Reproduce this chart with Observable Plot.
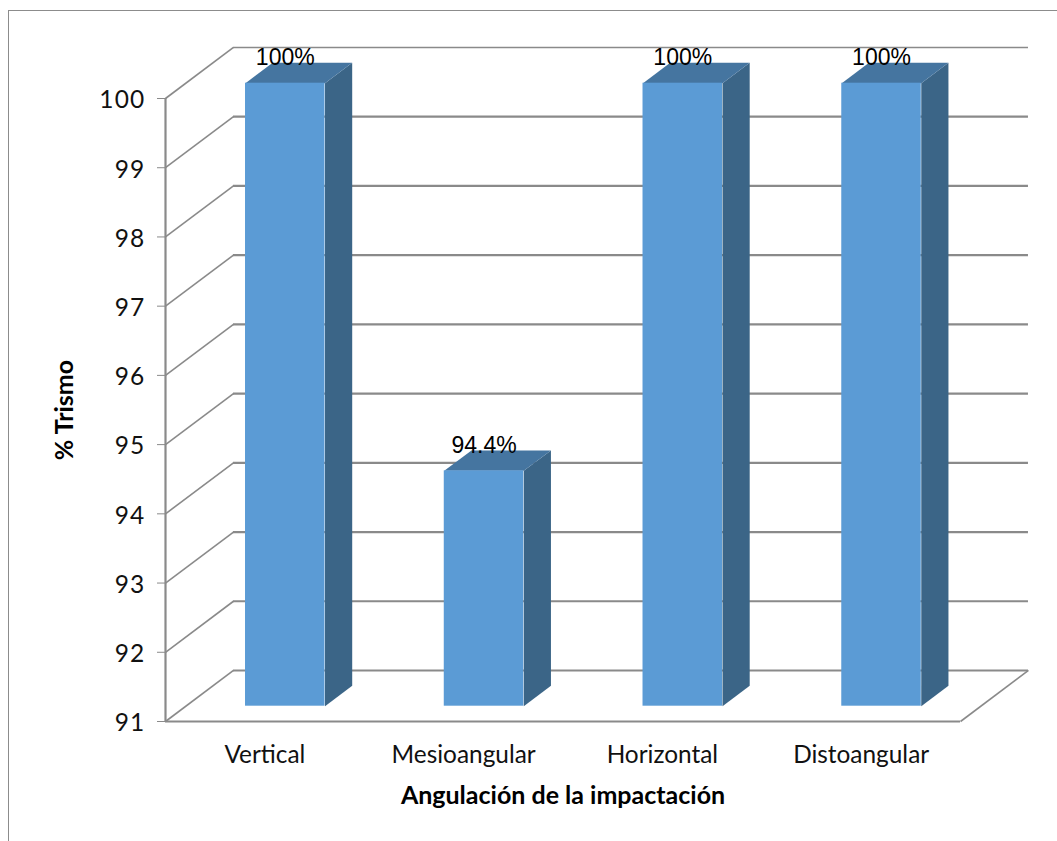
<!DOCTYPE html>
<html lang="es">
<head>
<meta charset="utf-8">
<style>
  html, body { margin: 0; padding: 0; background: #fff; overflow: hidden; }
  #sheet { position: relative; width: 1057px; height: 841px; overflow: hidden; }
  #sheet svg { position: absolute; left: 0; top: 0; background: transparent; }
  #border { position: absolute; left: 8px; top: 10px; width: 1200px; height: 1000px; border: 1.5px solid #8c8c8c; }
  [aria-label="y-axis tick label"] { letter-spacing: 1.2px; }
</style>
<script src="https://cdn.jsdelivr.net/npm/d3@7"></script>
<script src="https://cdn.jsdelivr.net/npm/@observablehq/plot@0.6"></script>
</head>
<body>
<div id="sheet"><div id="border"></div></div>
<script>
const categories = ["Vertical", "Mesioangular", "Horizontal", "Distoangular"];
const trismo = [100, 94.4, 100, 100];
const labels = ["100%", "94.4%", "100%", "100%"];
const yTicks = [91, 92, 93, 94, 95, 96, 97, 98, 99, 100];

// Oblique projection of the 3D chart box, in data units of the x and y scales.
const depthX = 0.342;
const depthY = 0.737;
const barWidth = 0.4;    // gap width of 150%
const barDepth = 0.4;    // fraction of the box depth taken by a bar
const barStart = 0.3;    // depth at which a bar's front face sits

const GRID = "#8a8a8a";
const baseline = yTicks[0];
const at = (i, v, t) => ({x: i + t * depthX, y: v + t * depthY});

const bars = trismo.map((value, i) => {
  const left = i + 0.5 - barWidth / 2, right = i + 0.5 + barWidth / 2;
  return {i, value, left, right};
});
const poly = (fn) => bars.flatMap((b) => fn(b).map((p) => ({...p, i: b.i})));

const sideFaces = poly((b) => [
  at(b.right, b.value, barStart),
  at(b.right, b.value, barStart + barDepth),
  at(b.right, baseline, barStart + barDepth),
  at(b.right, baseline, barStart)
]);
const topFaces = poly((b) => [
  at(b.left, b.value, barStart),
  at(b.right, b.value, barStart),
  at(b.right, b.value, barStart + barDepth),
  at(b.left, b.value, barStart + barDepth)
]);

const chart = Plot.plot({
  width: 1057,
  height: 841,
  marginLeft: 165,
  marginRight: 97,
  marginTop: 98,
  marginBottom: 120,
  style: {background: "transparent"},
  x: {type: "linear", domain: [0, 4]},
  y: {domain: [91, 100]},
  marks: [
    // back wall gridlines
    Plot.ruleY(yTicks.slice(0, -1), {y: (d) => d + depthY, x1: depthX, x2: 4 + depthX, stroke: GRID, strokeWidth: 2.2}),
    Plot.ruleY([100], {y: (d) => d + depthY, x1: depthX, x2: 4 + depthX, stroke: GRID, strokeWidth: 1.4}),
    // side wall gridlines
    Plot.link(yTicks, {x1: 0, y1: (d) => d, x2: depthX, y2: (d) => d + depthY, stroke: GRID, strokeWidth: 1.6}),
    // floor outline
    Plot.link([0], {x1: 4, y1: baseline, x2: 4 + depthX, y2: baseline + depthY, stroke: GRID, strokeWidth: 1.6}),
    Plot.ruleY([baseline], {x1: 0, x2: 4, stroke: GRID, strokeWidth: 2.2}),
    Plot.ruleX([0], {y1: 91, y2: 100, stroke: GRID, strokeWidth: 2.2}),
    // bars: side, top and front faces
    Plot.line(sideFaces, {x: "x", y: "y", z: "i", fill: "#3b6587", stroke: "none"}),
    Plot.line(topFaces, {x: "x", y: "y", z: "i", fill: "#4575a0", stroke: "none"}),
    Plot.rect(bars, {
      x1: (b) => at(b.left, b.value, barStart).x,
      x2: (b) => at(b.right, b.value, barStart).x,
      y1: () => at(0, baseline, barStart).y,
      y2: (b) => at(0, b.value, barStart).y,
      fill: "#5b9bd5"
    }),
    // value labels
    Plot.text(bars, {
      x: (b) => at(b.i + 0.5, b.value, barStart).x,
      y: (b) => at(0, b.value, barStart).y,
      text: (b) => labels[b.i],
      lineAnchor: "bottom",
      dy: -18,
      fontFamily: "Liberation Sans",
      fontSize: 23,
      fill: "#000"
    }),
    // axes: tick marks and tick labels are separate so the labels can sit slightly lower
    Plot.axisY({
      ticks: yTicks,
      tickSize: 8,
      tickFormat: () => "",
      stroke: GRID,
      label: null
    }),
    Plot.axisY({
      ticks: yTicks,
      tickSize: 0,
      tickPadding: 20,
      dy: 2,
      fill: "#111",
      label: null,
      fontFamily: "Lato",
      fontSize: 24.5
    }),
    Plot.axisX({
      ticks: categories.map((_, i) => i + 0.5),
      tickFormat: (d) => categories[Math.floor(d)],
      tickSize: 0,
      tickPadding: 24,
      fill: "#111",
      label: null,
      fontFamily: "Lato",
      fontSize: 24.4
    }),
    // axis titles
    Plot.text(["% Trismo"], {
      frameAnchor: "left",
      textAnchor: "middle",
      y: 95.5,
      dx: -101,
      rotate: -90,
      fontFamily: "Lato",
      fontWeight: "bold",
      fontSize: 25,
      fill: "#000"
    }),
    Plot.text(["Angulación de la impactación"], {
      x: 2,
      frameAnchor: "bottom",
      dy: 82,
      fontFamily: "Lato",
      fontWeight: "bold",
      fontSize: 25,
      fill: "#000"
    })
  ]
});
document.getElementById("sheet").appendChild(chart);
</script>
</body>
</html>
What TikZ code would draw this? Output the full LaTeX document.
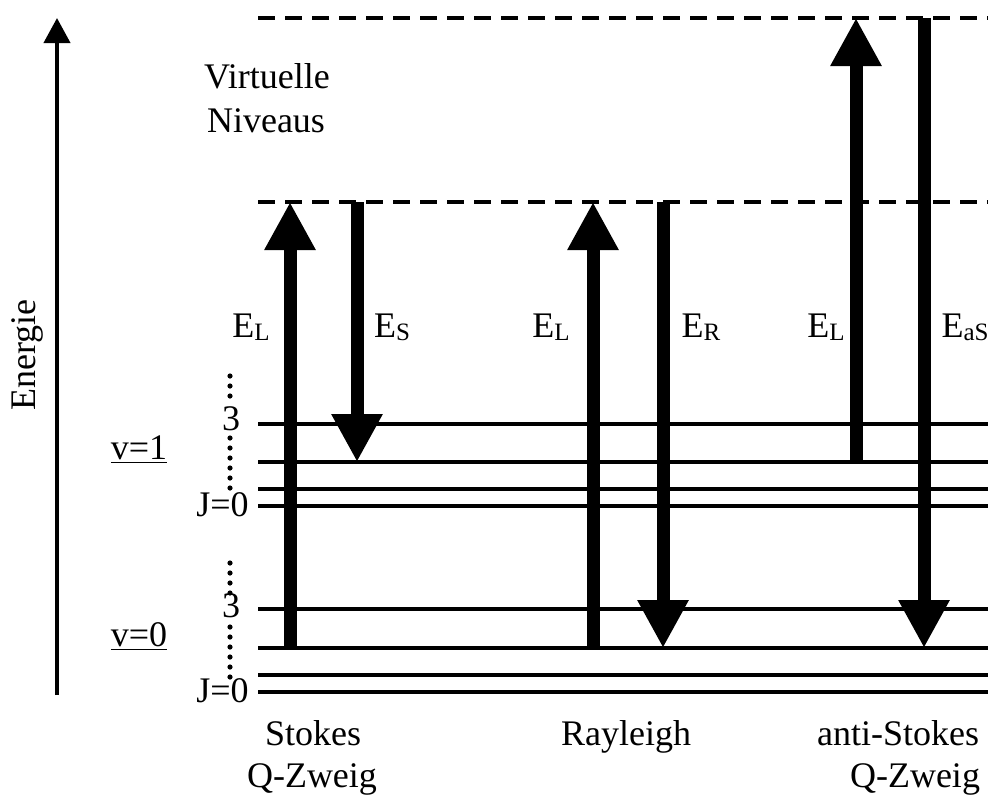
\documentclass[tikz,border=0pt]{standalone}
\usepackage{fontspec}
\setmainfont{Liberation Serif}
\usetikzlibrary{arrows.meta}
\newcommand{\esub}[1]{E\raisebox{-1.5pt}{\fontsize{12.5}{13}\selectfont #1}}
\begin{document}
\begin{tikzpicture}[x=0.5pt,y=-0.5pt,
  level/.style={line width=1.75pt},
  virt/.style={line width=2pt, dash pattern=on 8.5pt off 5pt},
  trans/.style={line width=6.5pt, -{Triangle[width=24pt,length=24pt]}},
  axisarrow/.style={line width=2pt, -{Triangle[width=13pt,length=12.5pt]}},
  dotline/.style={line width=2.6pt, line cap=round, dash pattern=on 0pt off 5pt},
  lbl/.style={font=\fontsize{18}{21}\selectfont, inner sep=0pt, anchor=base},
  ]
\useasboundingbox (0,0) rectangle (988,794);
% reference coordinates
\coordinate (R) at (988,0);
\coordinate (V2) at (258,18);
\coordinate (V1) at (258,202);
\coordinate (U3) at (258,424);
\coordinate (U2) at (258,462);
\coordinate (U1) at (258,489);
\coordinate (U0) at (258,506);
\coordinate (L3) at (258,609);
\coordinate (L2) at (258,648);
\coordinate (L1) at (258,675);
\coordinate (L0) at (258,692);
% virtual levels
\draw[virt] (V2) -- (V2 -| R);
\draw[virt] (V1) -- (V1 -| R);
% real levels
\foreach \c in {U3,U2,U1,U0,L3,L2,L1,L0}
  \draw[level] (\c) -- (\c -| R);
% energy axis
\coordinate (ea) at (57,695);
\coordinate (eb) at (57,18);
\draw[axisarrow] (ea) -- (eb);
\node[lbl, rotate=90] (energie) at (35,355) {Energie};
% dotted rotational ladders
\coordinate (d1a) at (230,376);
\coordinate (d1b) at (230,396);
\coordinate (d1c) at (230,438);
\coordinate (d1d) at (230,488);
\coordinate (d0a) at (230,563);
\coordinate (d0b) at (230,593);
\coordinate (d0c) at (230,627);
\coordinate (d0d) at (230,677);
\draw[dotline] (d1a) -- (d1b);
\draw[dotline] (d1c) -- (d1d);
\draw[dotline] (d0a) -- (d0b);
\draw[dotline] (d0c) -- (d0d);
% level labels
\node[lbl] (u3) at (231,430) {3};
\node[lbl, anchor=base east] (uj) at (249,516) {J=0};
\node[lbl] (v1) at (139,459) {\underline{v=1}};
\node[lbl] (l3) at (231,617) {3};
\node[lbl, anchor=base east] (lj) at (249,702) {J=0};
\node[lbl] (v0) at (139,646) {\underline{v=0}};
% virtual levels label
\node[lbl] (virt1) at (267,88) {Virtuelle};
\node[lbl] (virt2) at (266,132) {Niveaus};
% transitions: Stokes
\coordinate (sA) at (290,648);
\coordinate (sB) at (290,202);
\coordinate (sC) at (357,202);
\coordinate (sD) at (357,462);
\draw[trans] (sA) -- (sB);
\draw[trans] (sC) -- (sD);
% Rayleigh
\coordinate (rA) at (593,648);
\coordinate (rB) at (593,202);
\coordinate (rC) at (663,202);
\coordinate (rD) at (663,648);
\draw[trans] (rA) -- (rB);
\draw[trans] (rC) -- (rD);
% anti-Stokes
\coordinate (aA) at (856,462);
\coordinate (aB) at (856,18);
\coordinate (aC) at (924,18);
\coordinate (aD) at (924,648);
\draw[trans] (aA) -- (aB);
\draw[trans] (aC) -- (aD);
% transition labels
\node[lbl] (el1) at (251,337) {\esub{L}};
\node[lbl] (es) at (392,337) {\esub{S}};
\node[lbl] (el2) at (551,337) {\esub{L}};
\node[lbl] (er) at (701,337) {\esub{R}};
\node[lbl] (el3) at (826,337) {\esub{L}};
\node[lbl] (eas) at (965,337) {\esub{aS}};
% bottom labels
\node[lbl] (st1) at (313,745) {Stokes};
\node[lbl] (st2) at (312,787) {Q-Zweig};
\node[lbl] (ray) at (626,745) {Rayleigh};
\node[lbl] (as1) at (898,745) {anti-Stokes};
\node[lbl] (as2) at (915,787) {Q-Zweig};
\end{tikzpicture}
\end{document}
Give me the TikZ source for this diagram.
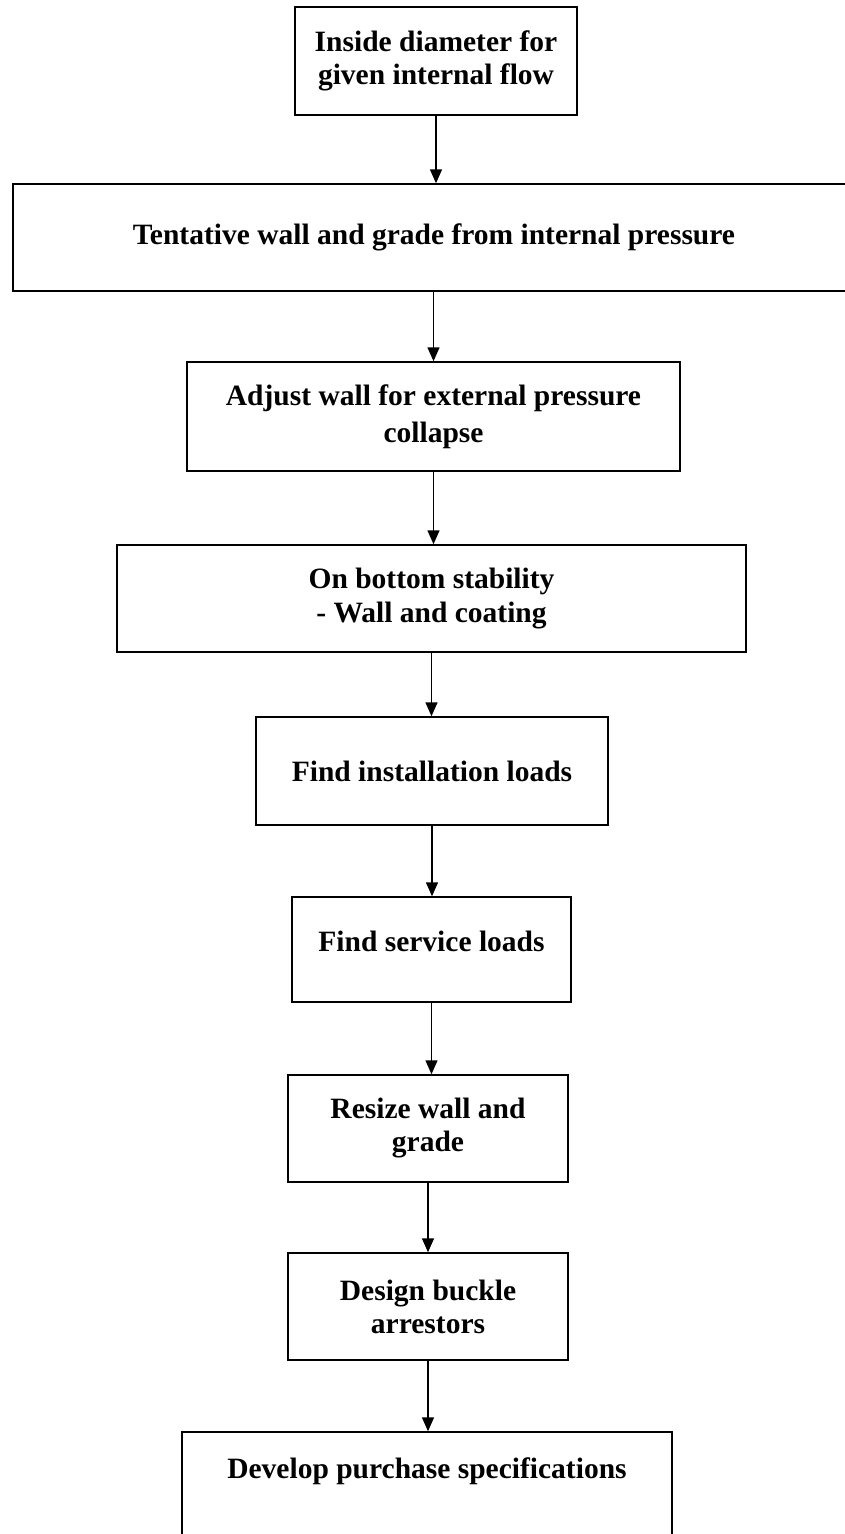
————————
Each line of the data that includes the word "chart" counts once; report the total and nothing more.

4